STATED PROBLEM | Reproduce the whole listing, character for character.

DATA SHOWN |
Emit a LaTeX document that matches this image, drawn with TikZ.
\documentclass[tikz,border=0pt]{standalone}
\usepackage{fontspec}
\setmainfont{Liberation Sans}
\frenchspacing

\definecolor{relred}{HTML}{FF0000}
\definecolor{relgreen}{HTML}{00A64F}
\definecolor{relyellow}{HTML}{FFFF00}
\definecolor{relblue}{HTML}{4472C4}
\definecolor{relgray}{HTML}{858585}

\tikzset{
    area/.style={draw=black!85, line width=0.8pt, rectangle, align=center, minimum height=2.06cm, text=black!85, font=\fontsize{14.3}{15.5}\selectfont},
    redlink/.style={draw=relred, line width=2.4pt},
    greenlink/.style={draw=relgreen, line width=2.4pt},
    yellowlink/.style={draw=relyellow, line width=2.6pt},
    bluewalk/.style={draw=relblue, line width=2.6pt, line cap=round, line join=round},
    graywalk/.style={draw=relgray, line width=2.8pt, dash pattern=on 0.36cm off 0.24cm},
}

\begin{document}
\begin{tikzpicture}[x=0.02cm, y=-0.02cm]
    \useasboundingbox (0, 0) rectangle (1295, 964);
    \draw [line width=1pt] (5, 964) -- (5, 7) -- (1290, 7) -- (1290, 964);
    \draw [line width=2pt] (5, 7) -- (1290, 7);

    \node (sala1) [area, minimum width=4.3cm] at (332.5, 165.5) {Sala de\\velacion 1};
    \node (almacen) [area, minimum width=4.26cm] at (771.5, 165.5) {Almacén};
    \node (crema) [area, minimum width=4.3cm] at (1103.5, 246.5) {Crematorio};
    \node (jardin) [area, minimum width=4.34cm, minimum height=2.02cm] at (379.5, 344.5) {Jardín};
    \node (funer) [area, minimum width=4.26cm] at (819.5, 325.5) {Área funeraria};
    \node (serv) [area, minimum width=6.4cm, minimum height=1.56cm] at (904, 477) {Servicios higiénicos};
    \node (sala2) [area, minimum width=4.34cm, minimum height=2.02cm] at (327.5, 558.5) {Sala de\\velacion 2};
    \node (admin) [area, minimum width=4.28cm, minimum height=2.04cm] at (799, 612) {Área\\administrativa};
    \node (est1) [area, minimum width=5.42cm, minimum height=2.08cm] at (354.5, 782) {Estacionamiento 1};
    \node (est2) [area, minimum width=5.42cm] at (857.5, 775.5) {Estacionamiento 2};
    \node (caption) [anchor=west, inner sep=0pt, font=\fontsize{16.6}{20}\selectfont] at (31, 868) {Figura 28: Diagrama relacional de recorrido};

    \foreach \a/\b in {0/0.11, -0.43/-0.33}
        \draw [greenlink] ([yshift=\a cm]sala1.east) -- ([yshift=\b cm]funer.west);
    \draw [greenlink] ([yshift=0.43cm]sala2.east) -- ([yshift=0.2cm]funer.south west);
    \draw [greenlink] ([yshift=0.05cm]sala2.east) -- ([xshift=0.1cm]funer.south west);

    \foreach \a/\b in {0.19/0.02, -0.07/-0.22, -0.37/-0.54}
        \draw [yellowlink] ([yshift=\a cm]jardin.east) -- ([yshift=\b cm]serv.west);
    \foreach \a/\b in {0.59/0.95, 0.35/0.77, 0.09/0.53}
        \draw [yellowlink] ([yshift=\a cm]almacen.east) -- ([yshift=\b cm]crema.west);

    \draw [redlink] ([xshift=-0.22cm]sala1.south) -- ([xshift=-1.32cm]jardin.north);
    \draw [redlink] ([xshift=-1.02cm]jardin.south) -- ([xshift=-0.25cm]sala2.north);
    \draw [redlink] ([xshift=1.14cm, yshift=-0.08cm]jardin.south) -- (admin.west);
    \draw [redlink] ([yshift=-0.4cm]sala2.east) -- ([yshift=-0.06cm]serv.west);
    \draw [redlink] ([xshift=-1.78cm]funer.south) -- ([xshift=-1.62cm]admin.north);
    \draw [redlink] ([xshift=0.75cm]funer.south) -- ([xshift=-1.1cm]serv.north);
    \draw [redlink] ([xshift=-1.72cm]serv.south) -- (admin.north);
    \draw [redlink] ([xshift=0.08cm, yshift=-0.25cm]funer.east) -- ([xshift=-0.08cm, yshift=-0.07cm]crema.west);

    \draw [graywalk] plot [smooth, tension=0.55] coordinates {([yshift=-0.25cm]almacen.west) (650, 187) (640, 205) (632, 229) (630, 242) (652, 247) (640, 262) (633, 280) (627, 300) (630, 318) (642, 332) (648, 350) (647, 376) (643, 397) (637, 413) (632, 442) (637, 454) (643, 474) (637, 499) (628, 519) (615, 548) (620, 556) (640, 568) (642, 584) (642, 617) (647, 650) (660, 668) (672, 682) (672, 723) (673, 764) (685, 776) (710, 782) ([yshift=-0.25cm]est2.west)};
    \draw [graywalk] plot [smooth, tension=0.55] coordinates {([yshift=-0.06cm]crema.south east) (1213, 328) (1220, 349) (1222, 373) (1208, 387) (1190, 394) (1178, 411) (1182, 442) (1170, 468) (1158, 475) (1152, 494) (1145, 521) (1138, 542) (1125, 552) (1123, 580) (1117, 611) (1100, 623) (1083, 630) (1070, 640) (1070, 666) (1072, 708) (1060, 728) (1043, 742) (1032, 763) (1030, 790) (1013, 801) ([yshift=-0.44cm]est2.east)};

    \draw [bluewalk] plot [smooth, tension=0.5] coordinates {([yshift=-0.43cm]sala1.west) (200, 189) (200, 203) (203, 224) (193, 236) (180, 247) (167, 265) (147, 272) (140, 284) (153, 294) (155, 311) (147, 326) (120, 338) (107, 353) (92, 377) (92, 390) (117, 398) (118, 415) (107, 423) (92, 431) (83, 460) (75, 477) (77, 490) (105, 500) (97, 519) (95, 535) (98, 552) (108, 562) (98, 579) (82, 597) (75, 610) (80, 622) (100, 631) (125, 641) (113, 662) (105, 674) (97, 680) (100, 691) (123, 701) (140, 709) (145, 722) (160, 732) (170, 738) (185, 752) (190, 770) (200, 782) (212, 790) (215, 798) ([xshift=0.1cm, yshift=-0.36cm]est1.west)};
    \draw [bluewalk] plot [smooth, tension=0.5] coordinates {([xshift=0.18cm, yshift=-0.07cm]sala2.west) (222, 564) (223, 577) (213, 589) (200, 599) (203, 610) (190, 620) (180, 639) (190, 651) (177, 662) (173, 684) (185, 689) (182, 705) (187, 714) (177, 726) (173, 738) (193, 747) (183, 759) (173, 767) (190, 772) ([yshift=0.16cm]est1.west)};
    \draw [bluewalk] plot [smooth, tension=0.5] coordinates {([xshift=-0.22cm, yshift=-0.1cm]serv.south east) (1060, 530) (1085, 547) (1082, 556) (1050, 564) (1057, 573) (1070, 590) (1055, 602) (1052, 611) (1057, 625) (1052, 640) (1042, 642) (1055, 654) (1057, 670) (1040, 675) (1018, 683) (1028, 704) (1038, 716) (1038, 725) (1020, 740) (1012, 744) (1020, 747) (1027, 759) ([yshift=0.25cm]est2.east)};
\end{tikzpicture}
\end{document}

SOLUTION TO THIS PROBLEM |
Emit a LaTeX document that matches this image, drawn with TikZ.
\documentclass[tikz,border=0pt]{standalone}
\usepackage{fontspec}
\setmainfont{Liberation Sans}
\frenchspacing

\definecolor{relred}{HTML}{FF0000}
\definecolor{relgreen}{HTML}{00A64F}
\definecolor{relyellow}{HTML}{FFFF00}
\definecolor{relblue}{HTML}{4472C4}
\definecolor{relgray}{HTML}{858585}

\tikzset{
    area/.style={draw=black!85, line width=0.8pt, rectangle, align=center, minimum height=2.06cm, text=black!85, font=\fontsize{14.3}{15.5}\selectfont},
    redlink/.style={draw=relred, line width=2.4pt},
    greenlink/.style={draw=relgreen, line width=2.4pt},
    yellowlink/.style={draw=relyellow, line width=2.6pt},
    bluewalk/.style={draw=relblue, line width=2.6pt, line cap=round, line join=round},
    graywalk/.style={draw=relgray, line width=2.8pt, dash pattern=on 0.36cm off 0.24cm},
}

\begin{document}
\begin{tikzpicture}[x=0.02cm, y=-0.02cm]
    \useasboundingbox (0, 0) rectangle (1295, 964);
    \draw [line width=1pt] (5, 964) -- (5, 7) -- (1290, 7) -- (1290, 964);
    \draw [line width=2pt] (5, 7) -- (1290, 7);

    \node (sala1) [area, minimum width=4.3cm] at (332.5, 165.5) {Sala de\\velacion 1};
    \node (almacen) [area, minimum width=4.26cm] at (771.5, 165.5) {Almacén};
    \node (crema) [area, minimum width=4.3cm] at (1103.5, 246.5) {Crematorio};
    \node (jardin) [area, minimum width=4.34cm, minimum height=2.02cm] at (379.5, 344.5) {Jardín};
    \node (funer) [area, minimum width=4.26cm] at (819.5, 325.5) {Área funeraria};
    \node (serv) [area, minimum width=6.4cm, minimum height=1.56cm] at (904, 477) {Servicios higiénicos};
    \node (sala2) [area, minimum width=4.34cm, minimum height=2.02cm] at (327.5, 558.5) {Sala de\\velacion 2};
    \node (admin) [area, minimum width=4.28cm, minimum height=2.04cm] at (799, 612) {Área\\administrativa};
    \node (est1) [area, minimum width=5.42cm, minimum height=2.08cm] at (354.5, 782) {Estacionamiento 1};
    \node (est2) [area, minimum width=5.42cm] at (857.5, 775.5) {Estacionamiento 2};
    \node (caption) [anchor=west, inner sep=0pt, font=\fontsize{16.6}{20}\selectfont] at (31, 868) {Figura 28: Diagrama relacional de recorrido};

    \foreach \a/\b in {0/0.11, -0.43/-0.33}
        \draw [greenlink] ([yshift=\a cm]sala1.east) -- ([yshift=\b cm]funer.west);
    \draw [greenlink] ([yshift=0.43cm]sala2.east) -- ([yshift=0.2cm]funer.south west);
    \draw [greenlink] ([yshift=0.05cm]sala2.east) -- ([xshift=0.1cm]funer.south west);

    \foreach \a/\b in {0.19/0.02, -0.07/-0.22, -0.37/-0.54}
        \draw [yellowlink] ([yshift=\a cm]jardin.east) -- ([yshift=\b cm]serv.west);
    \foreach \a/\b in {0.59/0.95, 0.35/0.77, 0.09/0.53}
        \draw [yellowlink] ([yshift=\a cm]almacen.east) -- ([yshift=\b cm]crema.west);

    \draw [redlink] ([xshift=-0.22cm]sala1.south) -- ([xshift=-1.32cm]jardin.north);
    \draw [redlink] ([xshift=-1.02cm]jardin.south) -- ([xshift=-0.25cm]sala2.north);
    \draw [redlink] ([xshift=1.14cm, yshift=-0.08cm]jardin.south) -- (admin.west);
    \draw [redlink] ([yshift=-0.4cm]sala2.east) -- ([yshift=-0.06cm]serv.west);
    \draw [redlink] ([xshift=-1.78cm]funer.south) -- ([xshift=-1.62cm]admin.north);
    \draw [redlink] ([xshift=0.75cm]funer.south) -- ([xshift=-1.1cm]serv.north);
    \draw [redlink] ([xshift=-1.72cm]serv.south) -- (admin.north);
    \draw [redlink] ([xshift=0.08cm, yshift=-0.25cm]funer.east) -- ([xshift=-0.08cm, yshift=-0.07cm]crema.west);

    \draw [graywalk] plot [smooth, tension=0.55] coordinates {([yshift=-0.25cm]almacen.west) (650, 187) (640, 205) (632, 229) (630, 242) (652, 247) (640, 262) (633, 280) (627, 300) (630, 318) (642, 332) (648, 350) (647, 376) (643, 397) (637, 413) (632, 442) (637, 454) (643, 474) (637, 499) (628, 519) (615, 548) (620, 556) (640, 568) (642, 584) (642, 617) (647, 650) (660, 668) (672, 682) (672, 723) (673, 764) (685, 776) (710, 782) ([yshift=-0.25cm]est2.west)};
    \draw [graywalk] plot [smooth, tension=0.55] coordinates {([yshift=-0.06cm]crema.south east) (1213, 328) (1220, 349) (1222, 373) (1208, 387) (1190, 394) (1178, 411) (1182, 442) (1170, 468) (1158, 475) (1152, 494) (1145, 521) (1138, 542) (1125, 552) (1123, 580) (1117, 611) (1100, 623) (1083, 630) (1070, 640) (1070, 666) (1072, 708) (1060, 728) (1043, 742) (1032, 763) (1030, 790) (1013, 801) ([yshift=-0.44cm]est2.east)};

    \draw [bluewalk] plot [smooth, tension=0.5] coordinates {([yshift=-0.43cm]sala1.west) (200, 189) (200, 203) (203, 224) (193, 236) (180, 247) (167, 265) (147, 272) (140, 284) (153, 294) (155, 311) (147, 326) (120, 338) (107, 353) (92, 377) (92, 390) (117, 398) (118, 415) (107, 423) (92, 431) (83, 460) (75, 477) (77, 490) (105, 500) (97, 519) (95, 535) (98, 552) (108, 562) (98, 579) (82, 597) (75, 610) (80, 622) (100, 631) (125, 641) (113, 662) (105, 674) (97, 680) (100, 691) (123, 701) (140, 709) (145, 722) (160, 732) (170, 738) (185, 752) (190, 770) (200, 782) (212, 790) (215, 798) ([xshift=0.1cm, yshift=-0.36cm]est1.west)};
    \draw [bluewalk] plot [smooth, tension=0.5] coordinates {([xshift=0.18cm, yshift=-0.07cm]sala2.west) (222, 564) (223, 577) (213, 589) (200, 599) (203, 610) (190, 620) (180, 639) (190, 651) (177, 662) (173, 684) (185, 689) (182, 705) (187, 714) (177, 726) (173, 738) (193, 747) (183, 759) (173, 767) (190, 772) ([yshift=0.16cm]est1.west)};
    \draw [bluewalk] plot [smooth, tension=0.5] coordinates {([xshift=-0.22cm, yshift=-0.1cm]serv.south east) (1060, 530) (1085, 547) (1082, 556) (1050, 564) (1057, 573) (1070, 590) (1055, 602) (1052, 611) (1057, 625) (1052, 640) (1042, 642) (1055, 654) (1057, 670) (1040, 675) (1018, 683) (1028, 704) (1038, 716) (1038, 725) (1020, 740) (1012, 744) (1020, 747) (1027, 759) ([yshift=0.25cm]est2.east)};
\end{tikzpicture}
\end{document}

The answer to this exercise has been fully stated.